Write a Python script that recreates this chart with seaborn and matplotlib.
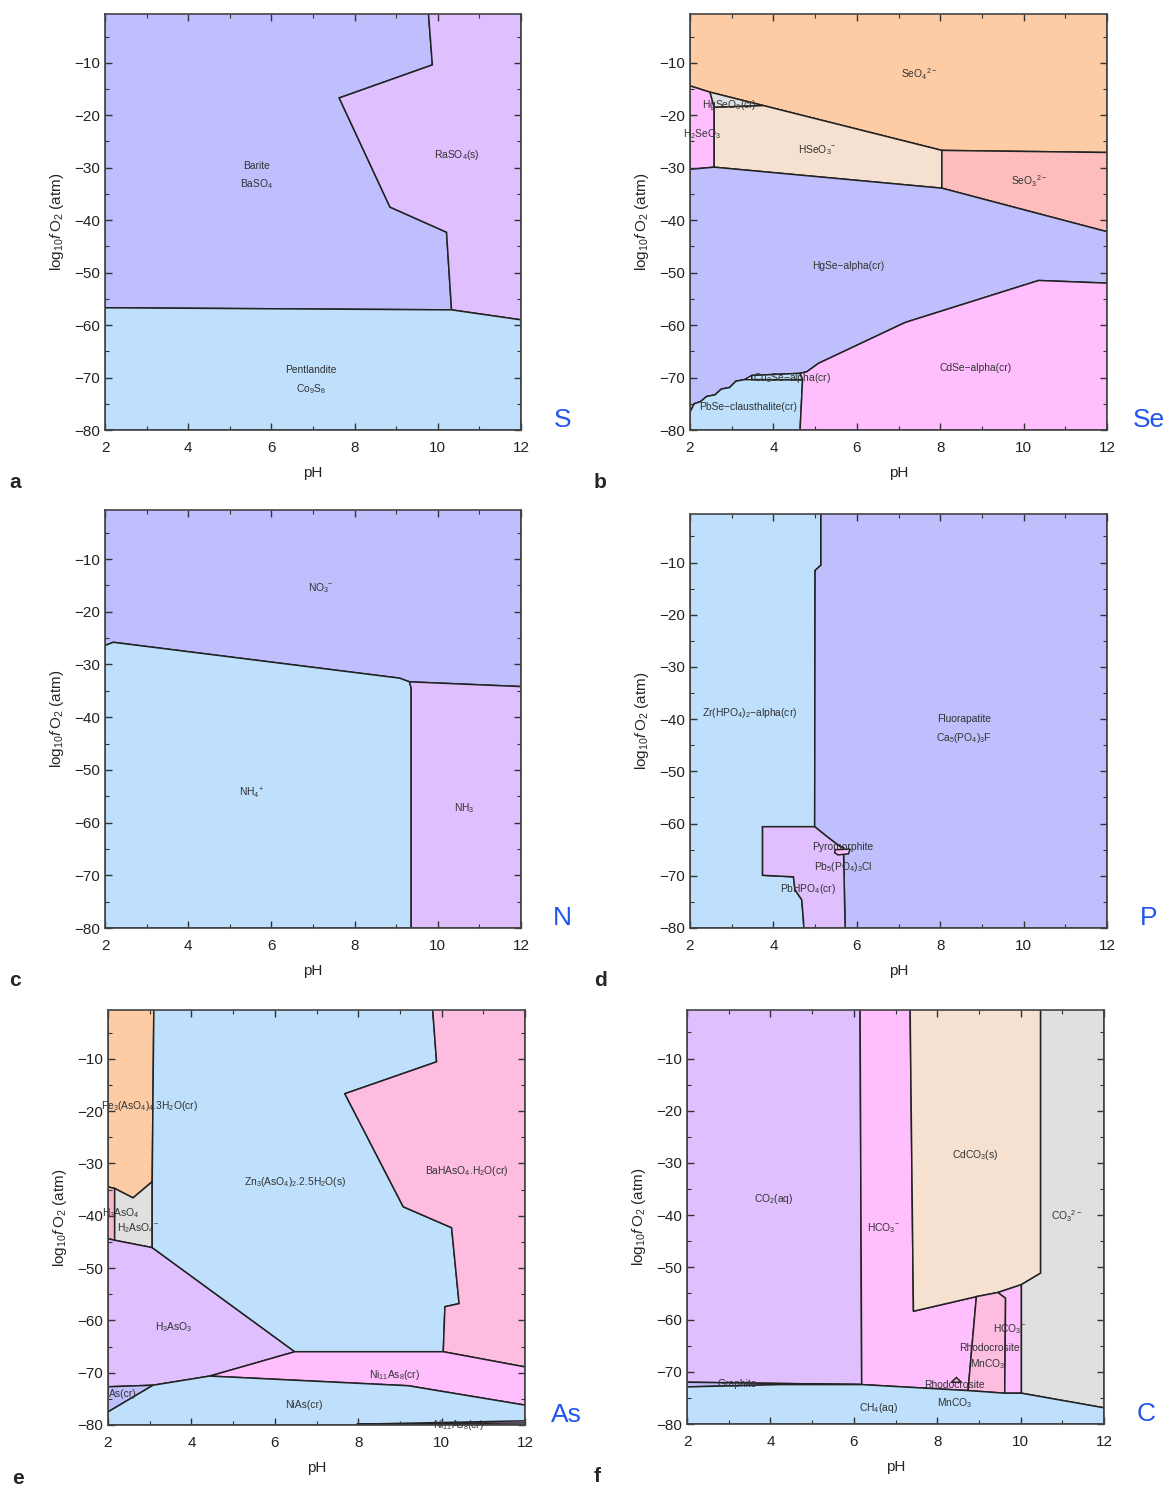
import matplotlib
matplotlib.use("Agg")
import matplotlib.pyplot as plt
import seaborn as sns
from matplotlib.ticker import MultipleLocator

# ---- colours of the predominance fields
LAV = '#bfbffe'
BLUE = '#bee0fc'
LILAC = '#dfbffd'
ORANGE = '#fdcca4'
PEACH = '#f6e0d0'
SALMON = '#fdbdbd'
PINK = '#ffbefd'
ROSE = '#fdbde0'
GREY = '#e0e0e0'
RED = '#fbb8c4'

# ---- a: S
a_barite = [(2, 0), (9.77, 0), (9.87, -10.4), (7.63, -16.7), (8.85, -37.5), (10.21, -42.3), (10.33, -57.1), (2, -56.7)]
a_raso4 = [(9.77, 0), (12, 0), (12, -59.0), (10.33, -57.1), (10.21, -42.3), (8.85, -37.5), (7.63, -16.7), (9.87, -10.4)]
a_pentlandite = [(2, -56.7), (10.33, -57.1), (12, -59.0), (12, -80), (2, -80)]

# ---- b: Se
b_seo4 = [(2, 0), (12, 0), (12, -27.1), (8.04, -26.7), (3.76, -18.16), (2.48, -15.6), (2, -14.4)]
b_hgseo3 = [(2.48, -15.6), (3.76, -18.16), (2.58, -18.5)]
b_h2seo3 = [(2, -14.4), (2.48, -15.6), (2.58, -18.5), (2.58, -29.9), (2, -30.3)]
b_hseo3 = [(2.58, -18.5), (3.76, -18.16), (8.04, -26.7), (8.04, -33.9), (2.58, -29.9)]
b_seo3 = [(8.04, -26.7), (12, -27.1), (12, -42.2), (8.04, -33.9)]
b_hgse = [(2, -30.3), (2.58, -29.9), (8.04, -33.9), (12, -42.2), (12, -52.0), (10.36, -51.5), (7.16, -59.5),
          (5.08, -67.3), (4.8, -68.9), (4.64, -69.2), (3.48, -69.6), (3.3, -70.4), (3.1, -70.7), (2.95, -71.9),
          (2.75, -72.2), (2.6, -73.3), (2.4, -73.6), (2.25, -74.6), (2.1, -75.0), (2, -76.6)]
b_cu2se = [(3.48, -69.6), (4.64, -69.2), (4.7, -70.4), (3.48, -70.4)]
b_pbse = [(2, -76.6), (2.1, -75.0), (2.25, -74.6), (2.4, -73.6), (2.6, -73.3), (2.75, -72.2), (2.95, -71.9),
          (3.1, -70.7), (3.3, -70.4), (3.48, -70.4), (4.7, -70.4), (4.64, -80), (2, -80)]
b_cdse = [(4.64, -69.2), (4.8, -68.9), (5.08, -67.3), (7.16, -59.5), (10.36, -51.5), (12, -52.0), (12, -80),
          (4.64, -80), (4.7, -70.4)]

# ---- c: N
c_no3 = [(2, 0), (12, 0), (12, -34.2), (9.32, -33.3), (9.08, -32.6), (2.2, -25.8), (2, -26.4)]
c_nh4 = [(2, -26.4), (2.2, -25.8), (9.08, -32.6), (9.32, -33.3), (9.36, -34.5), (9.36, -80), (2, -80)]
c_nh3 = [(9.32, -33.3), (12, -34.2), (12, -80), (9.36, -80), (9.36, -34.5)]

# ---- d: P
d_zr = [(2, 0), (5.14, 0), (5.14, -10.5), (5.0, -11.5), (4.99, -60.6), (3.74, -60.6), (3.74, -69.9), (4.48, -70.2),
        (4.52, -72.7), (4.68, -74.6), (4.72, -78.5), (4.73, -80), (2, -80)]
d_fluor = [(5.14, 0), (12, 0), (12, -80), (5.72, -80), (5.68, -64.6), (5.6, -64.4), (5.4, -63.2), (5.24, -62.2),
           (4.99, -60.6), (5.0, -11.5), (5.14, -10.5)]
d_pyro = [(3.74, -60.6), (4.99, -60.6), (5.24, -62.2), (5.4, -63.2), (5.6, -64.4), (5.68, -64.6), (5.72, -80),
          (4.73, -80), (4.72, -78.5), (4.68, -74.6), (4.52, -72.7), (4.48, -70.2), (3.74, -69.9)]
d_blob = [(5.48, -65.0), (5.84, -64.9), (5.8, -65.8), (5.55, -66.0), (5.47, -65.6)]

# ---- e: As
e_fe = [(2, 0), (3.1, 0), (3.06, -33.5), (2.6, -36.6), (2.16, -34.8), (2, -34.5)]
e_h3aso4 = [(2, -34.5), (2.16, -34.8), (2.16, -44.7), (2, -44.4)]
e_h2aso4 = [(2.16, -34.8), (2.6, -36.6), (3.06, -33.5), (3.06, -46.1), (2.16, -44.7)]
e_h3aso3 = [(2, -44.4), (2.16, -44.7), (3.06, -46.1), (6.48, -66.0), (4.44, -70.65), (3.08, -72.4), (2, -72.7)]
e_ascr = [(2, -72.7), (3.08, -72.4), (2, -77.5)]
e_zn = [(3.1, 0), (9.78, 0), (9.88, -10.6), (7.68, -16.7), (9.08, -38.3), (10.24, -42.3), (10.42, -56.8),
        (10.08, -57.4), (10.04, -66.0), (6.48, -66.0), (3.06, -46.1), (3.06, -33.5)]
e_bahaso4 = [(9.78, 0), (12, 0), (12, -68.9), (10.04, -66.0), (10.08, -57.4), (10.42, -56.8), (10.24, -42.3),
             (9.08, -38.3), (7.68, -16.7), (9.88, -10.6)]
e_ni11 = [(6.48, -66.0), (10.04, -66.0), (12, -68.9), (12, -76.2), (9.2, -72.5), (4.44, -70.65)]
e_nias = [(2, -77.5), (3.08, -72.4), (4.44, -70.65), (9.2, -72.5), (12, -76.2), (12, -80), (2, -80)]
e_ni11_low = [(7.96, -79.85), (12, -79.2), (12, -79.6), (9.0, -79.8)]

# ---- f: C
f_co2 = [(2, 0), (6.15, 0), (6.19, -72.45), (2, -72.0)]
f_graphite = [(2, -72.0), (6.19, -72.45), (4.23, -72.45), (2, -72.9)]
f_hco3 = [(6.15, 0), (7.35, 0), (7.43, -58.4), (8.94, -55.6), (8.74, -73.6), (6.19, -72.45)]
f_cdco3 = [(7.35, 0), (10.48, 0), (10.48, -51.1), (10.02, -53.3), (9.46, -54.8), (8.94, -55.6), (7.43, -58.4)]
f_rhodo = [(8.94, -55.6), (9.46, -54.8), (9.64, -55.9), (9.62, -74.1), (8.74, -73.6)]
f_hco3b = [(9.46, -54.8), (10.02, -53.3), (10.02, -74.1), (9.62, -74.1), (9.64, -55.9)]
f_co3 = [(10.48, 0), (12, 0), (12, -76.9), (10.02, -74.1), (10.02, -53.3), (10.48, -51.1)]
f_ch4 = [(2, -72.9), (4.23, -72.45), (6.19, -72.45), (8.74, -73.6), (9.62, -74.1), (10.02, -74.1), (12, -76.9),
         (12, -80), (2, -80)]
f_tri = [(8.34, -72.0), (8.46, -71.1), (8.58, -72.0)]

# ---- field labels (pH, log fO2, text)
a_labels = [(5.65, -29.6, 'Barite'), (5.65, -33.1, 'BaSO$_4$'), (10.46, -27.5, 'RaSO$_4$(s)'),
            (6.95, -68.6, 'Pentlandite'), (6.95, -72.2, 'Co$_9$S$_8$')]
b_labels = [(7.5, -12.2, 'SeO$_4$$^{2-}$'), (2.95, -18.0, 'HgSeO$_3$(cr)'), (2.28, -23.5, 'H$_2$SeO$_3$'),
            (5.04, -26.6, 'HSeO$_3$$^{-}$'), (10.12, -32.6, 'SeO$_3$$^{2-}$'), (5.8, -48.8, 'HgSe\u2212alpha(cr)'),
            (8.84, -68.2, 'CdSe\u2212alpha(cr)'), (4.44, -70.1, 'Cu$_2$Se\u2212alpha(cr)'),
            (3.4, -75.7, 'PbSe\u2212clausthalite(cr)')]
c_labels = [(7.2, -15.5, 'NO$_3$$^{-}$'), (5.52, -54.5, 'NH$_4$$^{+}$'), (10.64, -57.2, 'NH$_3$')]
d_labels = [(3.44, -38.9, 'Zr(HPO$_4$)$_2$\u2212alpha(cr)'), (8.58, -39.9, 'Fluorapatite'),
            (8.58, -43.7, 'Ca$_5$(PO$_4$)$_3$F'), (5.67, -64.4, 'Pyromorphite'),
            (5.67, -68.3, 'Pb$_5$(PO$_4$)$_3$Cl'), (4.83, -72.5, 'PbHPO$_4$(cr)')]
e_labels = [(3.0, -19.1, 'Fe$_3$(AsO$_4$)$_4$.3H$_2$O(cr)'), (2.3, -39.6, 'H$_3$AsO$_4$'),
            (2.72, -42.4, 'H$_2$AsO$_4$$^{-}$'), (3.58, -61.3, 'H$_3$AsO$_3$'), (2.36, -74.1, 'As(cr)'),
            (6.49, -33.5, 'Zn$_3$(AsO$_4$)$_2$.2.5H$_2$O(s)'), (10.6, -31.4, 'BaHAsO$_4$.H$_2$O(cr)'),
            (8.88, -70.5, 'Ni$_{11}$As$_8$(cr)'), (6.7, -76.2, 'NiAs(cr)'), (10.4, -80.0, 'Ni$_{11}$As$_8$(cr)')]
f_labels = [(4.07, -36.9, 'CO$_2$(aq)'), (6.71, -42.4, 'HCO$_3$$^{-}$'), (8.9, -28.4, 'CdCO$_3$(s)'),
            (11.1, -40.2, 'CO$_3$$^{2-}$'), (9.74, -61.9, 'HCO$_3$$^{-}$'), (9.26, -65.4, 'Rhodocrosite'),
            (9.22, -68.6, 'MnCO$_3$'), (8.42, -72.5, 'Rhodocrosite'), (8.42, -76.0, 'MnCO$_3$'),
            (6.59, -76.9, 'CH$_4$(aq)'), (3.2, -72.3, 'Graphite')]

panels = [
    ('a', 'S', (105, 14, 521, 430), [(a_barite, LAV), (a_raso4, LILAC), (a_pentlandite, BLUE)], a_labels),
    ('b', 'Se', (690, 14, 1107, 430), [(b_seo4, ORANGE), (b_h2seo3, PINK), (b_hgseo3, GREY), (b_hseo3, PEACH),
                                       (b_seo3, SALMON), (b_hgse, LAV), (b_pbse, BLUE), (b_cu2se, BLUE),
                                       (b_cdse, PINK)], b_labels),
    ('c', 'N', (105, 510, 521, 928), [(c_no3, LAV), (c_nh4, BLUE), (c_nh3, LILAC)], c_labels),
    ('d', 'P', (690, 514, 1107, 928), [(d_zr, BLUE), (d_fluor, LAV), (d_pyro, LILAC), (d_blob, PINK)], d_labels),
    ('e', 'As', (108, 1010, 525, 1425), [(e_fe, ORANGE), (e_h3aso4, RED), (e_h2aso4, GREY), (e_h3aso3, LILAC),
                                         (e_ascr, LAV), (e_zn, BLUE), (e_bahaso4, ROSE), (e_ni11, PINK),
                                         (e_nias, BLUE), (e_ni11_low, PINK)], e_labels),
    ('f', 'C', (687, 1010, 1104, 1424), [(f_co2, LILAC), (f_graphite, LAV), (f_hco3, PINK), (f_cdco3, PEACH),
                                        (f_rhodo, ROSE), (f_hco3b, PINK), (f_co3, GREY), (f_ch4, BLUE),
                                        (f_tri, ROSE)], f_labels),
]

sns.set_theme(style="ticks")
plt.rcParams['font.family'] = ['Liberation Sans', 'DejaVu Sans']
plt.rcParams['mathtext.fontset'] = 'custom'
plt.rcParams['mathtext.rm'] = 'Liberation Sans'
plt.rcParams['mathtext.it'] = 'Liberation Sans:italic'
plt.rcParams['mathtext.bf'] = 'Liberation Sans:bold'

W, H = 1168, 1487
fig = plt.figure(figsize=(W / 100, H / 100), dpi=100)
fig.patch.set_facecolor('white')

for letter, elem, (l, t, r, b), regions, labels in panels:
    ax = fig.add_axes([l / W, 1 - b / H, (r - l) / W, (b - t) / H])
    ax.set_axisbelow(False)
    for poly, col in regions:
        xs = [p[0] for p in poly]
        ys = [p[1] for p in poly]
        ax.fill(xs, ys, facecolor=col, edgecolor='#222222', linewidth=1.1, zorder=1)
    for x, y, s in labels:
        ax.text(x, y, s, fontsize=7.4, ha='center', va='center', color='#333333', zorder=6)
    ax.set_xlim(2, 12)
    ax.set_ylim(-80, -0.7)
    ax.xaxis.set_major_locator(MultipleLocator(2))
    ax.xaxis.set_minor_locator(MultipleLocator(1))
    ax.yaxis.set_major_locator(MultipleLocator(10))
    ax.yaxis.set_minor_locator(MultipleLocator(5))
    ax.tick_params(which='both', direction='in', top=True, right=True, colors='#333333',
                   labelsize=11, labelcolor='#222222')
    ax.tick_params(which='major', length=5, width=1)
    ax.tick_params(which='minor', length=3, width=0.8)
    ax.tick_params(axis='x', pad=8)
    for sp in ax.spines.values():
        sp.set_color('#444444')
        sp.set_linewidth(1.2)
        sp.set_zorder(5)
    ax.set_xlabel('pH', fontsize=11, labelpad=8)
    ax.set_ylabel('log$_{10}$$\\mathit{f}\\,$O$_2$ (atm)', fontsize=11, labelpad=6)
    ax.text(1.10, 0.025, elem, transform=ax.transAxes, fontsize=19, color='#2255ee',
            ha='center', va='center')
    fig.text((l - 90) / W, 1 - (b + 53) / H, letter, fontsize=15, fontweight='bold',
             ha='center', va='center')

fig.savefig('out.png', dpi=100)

______________________________

**Work to do:**
Repeat exactly and only the lines from the start of the data above through the line that holds "-59.0), (12, -80), (2, -80)]", inclusive. Pictures do not belong in the copy.

**Reply to the exercise:**
Write a Python script that recreates this chart with seaborn and matplotlib.
import matplotlib
matplotlib.use("Agg")
import matplotlib.pyplot as plt
import seaborn as sns
from matplotlib.ticker import MultipleLocator

# ---- colours of the predominance fields
LAV = '#bfbffe'
BLUE = '#bee0fc'
LILAC = '#dfbffd'
ORANGE = '#fdcca4'
PEACH = '#f6e0d0'
SALMON = '#fdbdbd'
PINK = '#ffbefd'
ROSE = '#fdbde0'
GREY = '#e0e0e0'
RED = '#fbb8c4'

# ---- a: S
a_barite = [(2, 0), (9.77, 0), (9.87, -10.4), (7.63, -16.7), (8.85, -37.5), (10.21, -42.3), (10.33, -57.1), (2, -56.7)]
a_raso4 = [(9.77, 0), (12, 0), (12, -59.0), (10.33, -57.1), (10.21, -42.3), (8.85, -37.5), (7.63, -16.7), (9.87, -10.4)]
a_pentlandite = [(2, -56.7), (10.33, -57.1), (12, -59.0), (12, -80), (2, -80)]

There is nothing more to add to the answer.